What is needed - Pictures within the data are to be left out; everything else must be reproduced exactly.

Provided data -
○ ○ ○ ○ ○ ○ ○

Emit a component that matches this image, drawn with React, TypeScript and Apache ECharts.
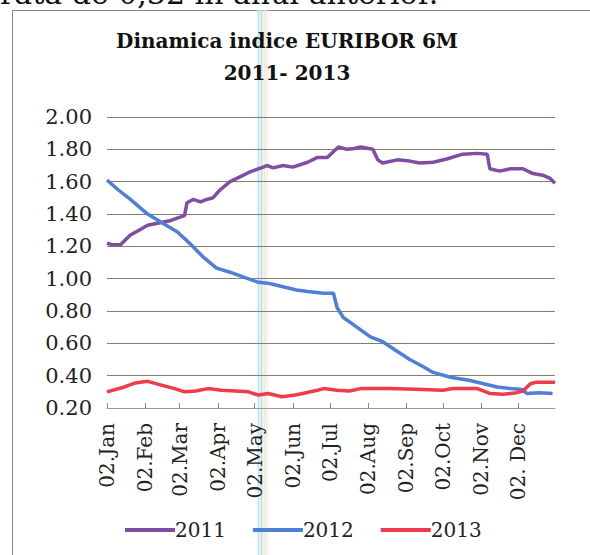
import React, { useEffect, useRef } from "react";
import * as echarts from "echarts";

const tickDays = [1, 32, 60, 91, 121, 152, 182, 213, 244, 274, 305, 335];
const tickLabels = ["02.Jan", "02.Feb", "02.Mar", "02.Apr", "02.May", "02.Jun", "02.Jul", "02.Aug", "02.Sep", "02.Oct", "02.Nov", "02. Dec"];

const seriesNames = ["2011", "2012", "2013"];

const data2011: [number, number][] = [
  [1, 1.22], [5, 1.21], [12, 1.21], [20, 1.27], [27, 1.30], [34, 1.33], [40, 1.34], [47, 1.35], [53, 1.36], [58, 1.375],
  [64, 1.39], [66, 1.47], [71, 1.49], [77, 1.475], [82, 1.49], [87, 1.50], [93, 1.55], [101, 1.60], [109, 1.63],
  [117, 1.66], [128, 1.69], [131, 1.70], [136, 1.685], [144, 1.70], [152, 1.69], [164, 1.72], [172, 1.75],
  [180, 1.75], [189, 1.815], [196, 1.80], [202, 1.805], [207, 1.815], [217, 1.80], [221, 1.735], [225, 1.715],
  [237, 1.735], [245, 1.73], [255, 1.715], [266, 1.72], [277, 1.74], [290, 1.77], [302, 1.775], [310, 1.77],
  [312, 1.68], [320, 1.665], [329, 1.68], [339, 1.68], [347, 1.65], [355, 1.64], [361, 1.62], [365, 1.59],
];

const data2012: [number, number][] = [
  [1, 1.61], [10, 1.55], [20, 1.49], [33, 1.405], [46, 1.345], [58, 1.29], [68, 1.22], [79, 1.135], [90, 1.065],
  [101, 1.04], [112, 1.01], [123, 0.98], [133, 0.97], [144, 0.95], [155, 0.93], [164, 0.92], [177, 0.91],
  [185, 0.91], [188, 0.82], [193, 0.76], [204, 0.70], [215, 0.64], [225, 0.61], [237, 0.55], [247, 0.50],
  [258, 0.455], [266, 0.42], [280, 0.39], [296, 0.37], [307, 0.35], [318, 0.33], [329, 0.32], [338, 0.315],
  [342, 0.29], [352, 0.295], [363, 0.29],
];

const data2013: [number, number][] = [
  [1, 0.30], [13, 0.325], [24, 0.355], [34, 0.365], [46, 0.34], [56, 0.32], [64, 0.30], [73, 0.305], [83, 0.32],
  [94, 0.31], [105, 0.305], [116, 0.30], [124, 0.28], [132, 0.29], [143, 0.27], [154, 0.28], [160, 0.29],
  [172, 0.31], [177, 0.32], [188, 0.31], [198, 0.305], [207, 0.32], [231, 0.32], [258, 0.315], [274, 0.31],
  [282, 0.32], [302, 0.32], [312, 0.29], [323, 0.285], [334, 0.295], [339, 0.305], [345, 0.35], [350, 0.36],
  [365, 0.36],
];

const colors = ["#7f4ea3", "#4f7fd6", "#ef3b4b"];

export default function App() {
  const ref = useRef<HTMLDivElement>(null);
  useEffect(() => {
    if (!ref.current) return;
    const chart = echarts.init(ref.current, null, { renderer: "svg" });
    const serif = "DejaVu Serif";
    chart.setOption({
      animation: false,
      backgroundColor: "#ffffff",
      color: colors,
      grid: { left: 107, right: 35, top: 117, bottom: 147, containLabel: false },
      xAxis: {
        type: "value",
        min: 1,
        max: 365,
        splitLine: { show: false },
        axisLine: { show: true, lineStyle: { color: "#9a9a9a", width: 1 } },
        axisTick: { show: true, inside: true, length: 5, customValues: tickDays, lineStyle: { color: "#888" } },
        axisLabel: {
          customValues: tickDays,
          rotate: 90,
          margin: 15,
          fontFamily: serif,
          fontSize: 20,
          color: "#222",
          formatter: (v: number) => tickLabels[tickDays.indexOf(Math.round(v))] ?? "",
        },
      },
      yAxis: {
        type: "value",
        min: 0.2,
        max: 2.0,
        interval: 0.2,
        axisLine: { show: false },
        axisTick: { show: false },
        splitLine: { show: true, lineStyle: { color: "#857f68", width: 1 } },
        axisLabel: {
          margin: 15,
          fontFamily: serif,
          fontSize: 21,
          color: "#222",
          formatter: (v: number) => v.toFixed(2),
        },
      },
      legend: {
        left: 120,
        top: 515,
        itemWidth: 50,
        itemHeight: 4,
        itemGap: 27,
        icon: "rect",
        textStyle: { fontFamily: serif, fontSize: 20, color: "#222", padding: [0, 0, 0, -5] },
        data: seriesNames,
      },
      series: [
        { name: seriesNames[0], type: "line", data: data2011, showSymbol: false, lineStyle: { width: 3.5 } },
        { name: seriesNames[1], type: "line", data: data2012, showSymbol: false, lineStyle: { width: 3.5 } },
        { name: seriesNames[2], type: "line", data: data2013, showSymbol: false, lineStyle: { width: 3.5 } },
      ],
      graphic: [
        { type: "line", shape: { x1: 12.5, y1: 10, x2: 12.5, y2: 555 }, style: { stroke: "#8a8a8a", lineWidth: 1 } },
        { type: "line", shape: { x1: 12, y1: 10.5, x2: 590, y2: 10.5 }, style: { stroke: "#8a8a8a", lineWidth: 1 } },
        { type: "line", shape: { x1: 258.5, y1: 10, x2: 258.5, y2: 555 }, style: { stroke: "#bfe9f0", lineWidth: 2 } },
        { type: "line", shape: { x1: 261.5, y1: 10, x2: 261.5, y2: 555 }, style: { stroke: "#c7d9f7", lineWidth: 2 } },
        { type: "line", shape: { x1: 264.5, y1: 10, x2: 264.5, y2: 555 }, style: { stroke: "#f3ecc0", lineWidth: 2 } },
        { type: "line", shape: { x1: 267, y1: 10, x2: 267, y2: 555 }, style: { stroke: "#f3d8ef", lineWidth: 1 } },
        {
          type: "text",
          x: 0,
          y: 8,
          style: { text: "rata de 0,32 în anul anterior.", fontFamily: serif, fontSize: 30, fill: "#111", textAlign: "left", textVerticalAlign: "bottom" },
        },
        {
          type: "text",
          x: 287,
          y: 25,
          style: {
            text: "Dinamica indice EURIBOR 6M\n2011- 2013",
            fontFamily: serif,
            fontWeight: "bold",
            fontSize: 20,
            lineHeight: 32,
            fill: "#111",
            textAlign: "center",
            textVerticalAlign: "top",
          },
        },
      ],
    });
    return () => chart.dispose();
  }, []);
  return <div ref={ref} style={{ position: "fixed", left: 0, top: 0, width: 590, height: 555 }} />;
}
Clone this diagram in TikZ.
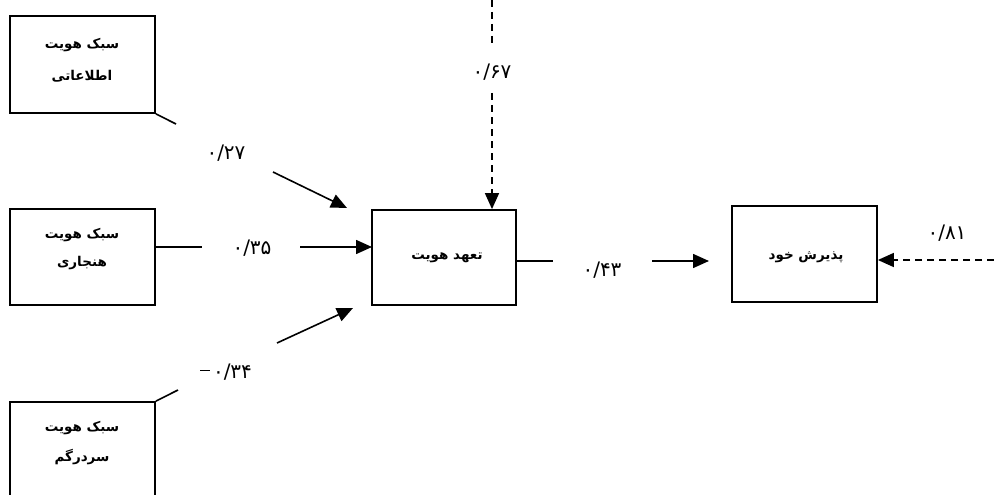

○ ○ ○ ○ ○ ○ ○

Expected answer -
Emit a component that matches this image, drawn with React, TypeScript and Apache ECharts.
import React, { useEffect, useRef } from "react";
import * as echarts from "echarts";

const tickDays = [1, 32, 60, 91, 121, 152, 182, 213, 244, 274, 305, 335];
const tickLabels = ["02.Jan", "02.Feb", "02.Mar", "02.Apr", "02.May", "02.Jun", "02.Jul", "02.Aug", "02.Sep", "02.Oct", "02.Nov", "02. Dec"];

const seriesNames = ["2011", "2012", "2013"];

const data2011: [number, number][] = [
  [1, 1.22], [5, 1.21], [12, 1.21], [20, 1.27], [27, 1.30], [34, 1.33], [40, 1.34], [47, 1.35], [53, 1.36], [58, 1.375],
  [64, 1.39], [66, 1.47], [71, 1.49], [77, 1.475], [82, 1.49], [87, 1.50], [93, 1.55], [101, 1.60], [109, 1.63],
  [117, 1.66], [128, 1.69], [131, 1.70], [136, 1.685], [144, 1.70], [152, 1.69], [164, 1.72], [172, 1.75],
  [180, 1.75], [189, 1.815], [196, 1.80], [202, 1.805], [207, 1.815], [217, 1.80], [221, 1.735], [225, 1.715],
  [237, 1.735], [245, 1.73], [255, 1.715], [266, 1.72], [277, 1.74], [290, 1.77], [302, 1.775], [310, 1.77],
  [312, 1.68], [320, 1.665], [329, 1.68], [339, 1.68], [347, 1.65], [355, 1.64], [361, 1.62], [365, 1.59],
];

const data2012: [number, number][] = [
  [1, 1.61], [10, 1.55], [20, 1.49], [33, 1.405], [46, 1.345], [58, 1.29], [68, 1.22], [79, 1.135], [90, 1.065],
  [101, 1.04], [112, 1.01], [123, 0.98], [133, 0.97], [144, 0.95], [155, 0.93], [164, 0.92], [177, 0.91],
  [185, 0.91], [188, 0.82], [193, 0.76], [204, 0.70], [215, 0.64], [225, 0.61], [237, 0.55], [247, 0.50],
  [258, 0.455], [266, 0.42], [280, 0.39], [296, 0.37], [307, 0.35], [318, 0.33], [329, 0.32], [338, 0.315],
  [342, 0.29], [352, 0.295], [363, 0.29],
];

const data2013: [number, number][] = [
  [1, 0.30], [13, 0.325], [24, 0.355], [34, 0.365], [46, 0.34], [56, 0.32], [64, 0.30], [73, 0.305], [83, 0.32],
  [94, 0.31], [105, 0.305], [116, 0.30], [124, 0.28], [132, 0.29], [143, 0.27], [154, 0.28], [160, 0.29],
  [172, 0.31], [177, 0.32], [188, 0.31], [198, 0.305], [207, 0.32], [231, 0.32], [258, 0.315], [274, 0.31],
  [282, 0.32], [302, 0.32], [312, 0.29], [323, 0.285], [334, 0.295], [339, 0.305], [345, 0.35], [350, 0.36],
  [365, 0.36],
];

const colors = ["#7f4ea3", "#4f7fd6", "#ef3b4b"];

export default function App() {
  const ref = useRef<HTMLDivElement>(null);
  useEffect(() => {
    if (!ref.current) return;
    const chart = echarts.init(ref.current, null, { renderer: "svg" });
    const serif = "DejaVu Serif";
    chart.setOption({
      animation: false,
      backgroundColor: "#ffffff",
      color: colors,
      grid: { left: 107, right: 35, top: 117, bottom: 147, containLabel: false },
      xAxis: {
        type: "value",
        min: 1,
        max: 365,
        splitLine: { show: false },
        axisLine: { show: true, lineStyle: { color: "#9a9a9a", width: 1 } },
        axisTick: { show: true, inside: true, length: 5, customValues: tickDays, lineStyle: { color: "#888" } },
        axisLabel: {
          customValues: tickDays,
          rotate: 90,
          margin: 15,
          fontFamily: serif,
          fontSize: 20,
          color: "#222",
          formatter: (v: number) => tickLabels[tickDays.indexOf(Math.round(v))] ?? "",
        },
      },
      yAxis: {
        type: "value",
        min: 0.2,
        max: 2.0,
        interval: 0.2,
        axisLine: { show: false },
        axisTick: { show: false },
        splitLine: { show: true, lineStyle: { color: "#857f68", width: 1 } },
        axisLabel: {
          margin: 15,
          fontFamily: serif,
          fontSize: 21,
          color: "#222",
          formatter: (v: number) => v.toFixed(2),
        },
      },
      legend: {
        left: 120,
        top: 515,
        itemWidth: 50,
        itemHeight: 4,
        itemGap: 27,
        icon: "rect",
        textStyle: { fontFamily: serif, fontSize: 20, color: "#222", padding: [0, 0, 0, -5] },
        data: seriesNames,
      },
      series: [
        { name: seriesNames[0], type: "line", data: data2011, showSymbol: false, lineStyle: { width: 3.5 } },
        { name: seriesNames[1], type: "line", data: data2012, showSymbol: false, lineStyle: { width: 3.5 } },
        { name: seriesNames[2], type: "line", data: data2013, showSymbol: false, lineStyle: { width: 3.5 } },
      ],
      graphic: [
        { type: "line", shape: { x1: 12.5, y1: 10, x2: 12.5, y2: 555 }, style: { stroke: "#8a8a8a", lineWidth: 1 } },
        { type: "line", shape: { x1: 12, y1: 10.5, x2: 590, y2: 10.5 }, style: { stroke: "#8a8a8a", lineWidth: 1 } },
        { type: "line", shape: { x1: 258.5, y1: 10, x2: 258.5, y2: 555 }, style: { stroke: "#bfe9f0", lineWidth: 2 } },
        { type: "line", shape: { x1: 261.5, y1: 10, x2: 261.5, y2: 555 }, style: { stroke: "#c7d9f7", lineWidth: 2 } },
        { type: "line", shape: { x1: 264.5, y1: 10, x2: 264.5, y2: 555 }, style: { stroke: "#f3ecc0", lineWidth: 2 } },
        { type: "line", shape: { x1: 267, y1: 10, x2: 267, y2: 555 }, style: { stroke: "#f3d8ef", lineWidth: 1 } },
        {
          type: "text",
          x: 0,
          y: 8,
          style: { text: "rata de 0,32 în anul anterior.", fontFamily: serif, fontSize: 30, fill: "#111", textAlign: "left", textVerticalAlign: "bottom" },
        },
        {
          type: "text",
          x: 287,
          y: 25,
          style: {
            text: "Dinamica indice EURIBOR 6M\n2011- 2013",
            fontFamily: serif,
            fontWeight: "bold",
            fontSize: 20,
            lineHeight: 32,
            fill: "#111",
            textAlign: "center",
            textVerticalAlign: "top",
          },
        },
      ],
    });
    return () => chart.dispose();
  }, []);
  return <div ref={ref} style={{ position: "fixed", left: 0, top: 0, width: 590, height: 555 }} />;
}
Clone this diagram in TikZ.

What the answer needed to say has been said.